As a festival theme, “Darkness of Being, Lightness of Being” offers plenty of opportunities to contrast works: from grief to joy, from birth to death. The Istanbul Music Festival – now in its 47th edition – takes this theme, focusing on light and enlightenment for its ambitious series of 22 concerts in June. The festival features some great international soloists and takes place in a range of venues across this great Turkish city, from the Hagia Eirene and the Süreyya Opera House to the Grand Bazaar.
Few festivals offer visitors such a great opportunity for geographical – as well as musical – exploration. Every year, the festival’s popular Music Route takes visitors around a particular district of Istanbul. In 2019, it focuses on Samatya, originally a fishing village along the Marmara Sea. One of the most multicultural quarters of the city, it is inhabited by a population of Turks, Greeks and Armenians. During the course of the day, visitors are taken from venue to venue by professional guides, including Greek and Armenian Orthodox churches to experience four musical programmes.
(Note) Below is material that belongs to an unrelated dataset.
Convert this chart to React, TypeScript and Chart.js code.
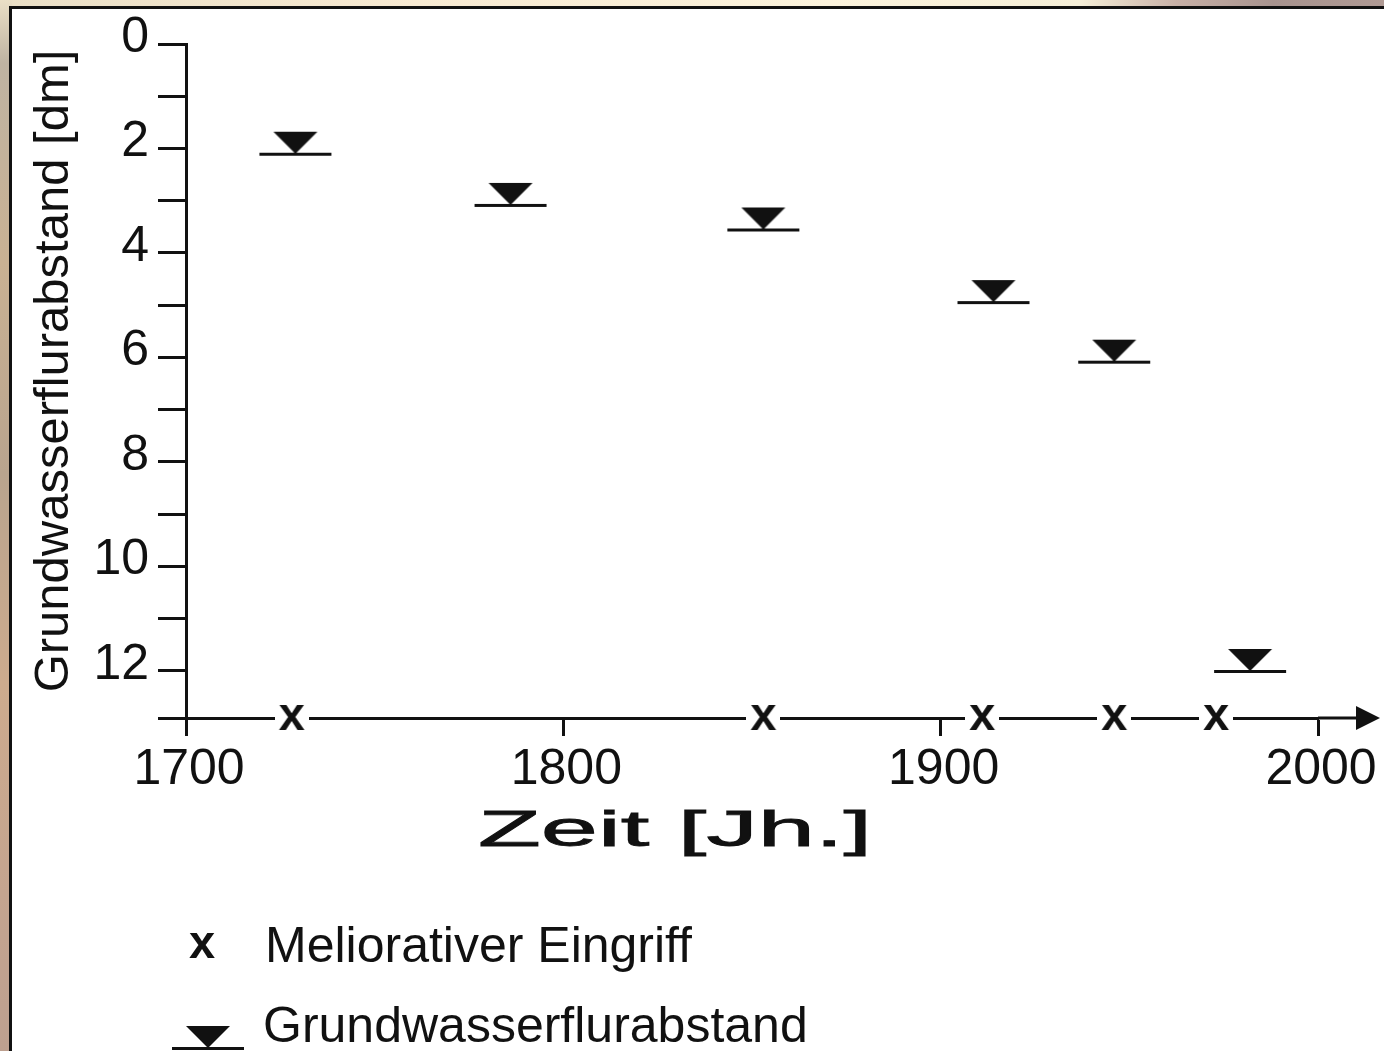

From the Vivid Consort’s selection of Early English consort music and the Saygun String Quartet to an ensemble of flute, cello and harp and Turkish choir Rezonans, the day offers a varied menu.
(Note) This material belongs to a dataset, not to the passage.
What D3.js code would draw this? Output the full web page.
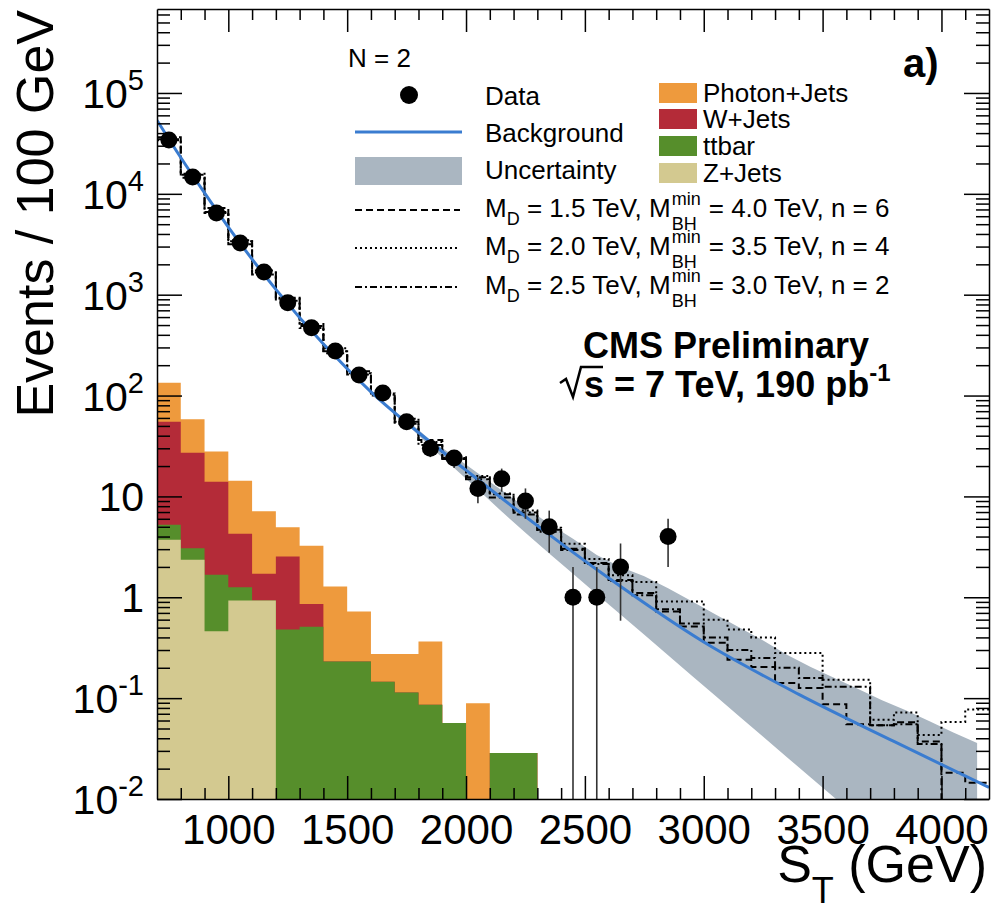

Another opportunity to get out and about in Istanbul comes via the festival’s “Musical Excursion” down the Grand Bazaar, where the vivid sights and smells of one of the world’s great markets are complemented by a musical programme of the Ottoman classical tradition rubbing shoulders with pulsating Balkan and Cretan rhythms. A treat not to be missed.
The festival prides itself on promoting new music and the 2019 prospectus includes two world premieres. Turkish composer Zeynep Gedizlioğlu has been commissioned to write a work for piano duo Ufuk and Bahar Dördüncü, part of a recital including works by Shostakovich and Brahms. The other work, a co-commission with Sochi Festival, is by Alexander Tchaikovsky (no relation to Pyotr Ilyich). His work – entitled 3/7/12 – seems to reference the three card trick in the other Tchaikovsky’s opera The Queen of Spades and will be performed by Yuri Bashmet and Moscow Soloists at the Hagia Eirene Museum. Bashmet, who will receive a Lifetime Achievement Award before the concert, programmes music by Pyotr Ilyich along with Schoenberg’s Verklärte Nacht and Mahler’s string orchestra arrangement of Schubert’s quartet, Death and the Maiden.
The Istanbul Music Festival has become synonymous with the Borusan Istanbul Philharmonic Orchestra and its Principal Conductor Sascha Goetzel. They return with a mouthwatering line-up for Beethoven’s Triple Concerto, featuring young stars Valeriy Sokolov, Narek Hakhnazaryan and Yulianna Avdeeva. This is followed by Strauss’ tone poem Don Quixote in which the orchestra’s principal cellist and viola player personify Cervantes’ Knight Errant and his trusty squire.